Leandro Almeida e Lucão não eram jogadores intocáveis e não tinham status consolidado, mas foi o Campeonato Paulista que contribuiu para destroçar a imagem deles em seus clubes. Os dois são exemplos do poder destrutivo dos torneios estaduais.
Leandro Almeida e Lucão também são exemplos de comunicação em momentos de crise. O zagueiro do Palmeiras foi criticado e barrado pelo técnico Marcelo Oliveira, e o defensor do São Paulo foi defendido e bancado pelo treinador Edgardo Bauza.
Oliveira indicou Leandro Almeida. Em teoria, deveria ter uma ligação mais próxima com o zagueiro. Ainda assim, contudo, colocou o jogador na fogueira e entregou a cabeça dele para os críticos.
Bauza não participou da formação de Lucão e não foi responsável pela presença dele no elenco, mas tomou uma atitude diferente: preferiu proteger o defensor e mostrou que não expõe o grupo.
Para os dois treinadores, o Campeonato Paulista também pode repercutir além da duração. As declarações de Oliveira e a decisão de barrar Leandro Almeida certamente influenciarão na relação do técnico com os atletas. Foi uma cobrança dura, pública, que pode ser até justificável, mas que tem enorme possibilidade de debelar a confiança dos jogadores no comando.
A postura de Oliveira é extremamente discutível. Ao expor publicamente um de seus comandados, o treinador criou para si um cenário complicado. Liderança tem muito a ver com comunicação e com a construção de ambientes positivos.
Foi isso que Bauza tentou fazer no São Paulo ao defender Lucão.
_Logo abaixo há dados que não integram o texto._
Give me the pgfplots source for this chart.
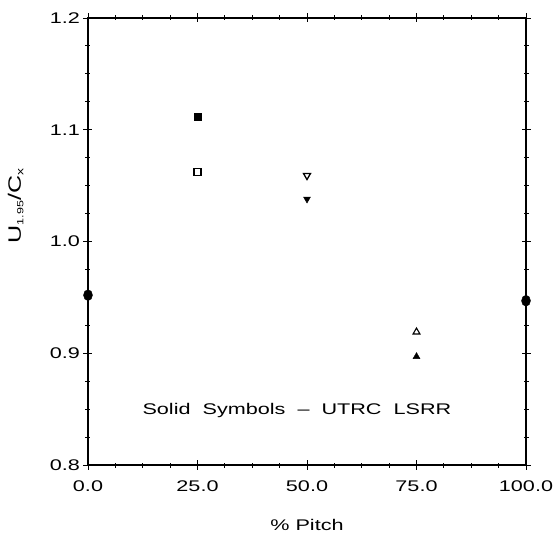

O zagueiro cometeu erros seguidos nos últimos jogos e nos clássicos com o Corinthians, mas o treinador evitou crucificá-lo. Em vez disso, priorizou o bom ambiente no elenco.
Os campeonatos estaduais já têm uma característica extremamente marcante, que é a potencialização de erros. Adotar uma linha de comunicação que contribua para isso é jogar gasolina num fogo que já está alto.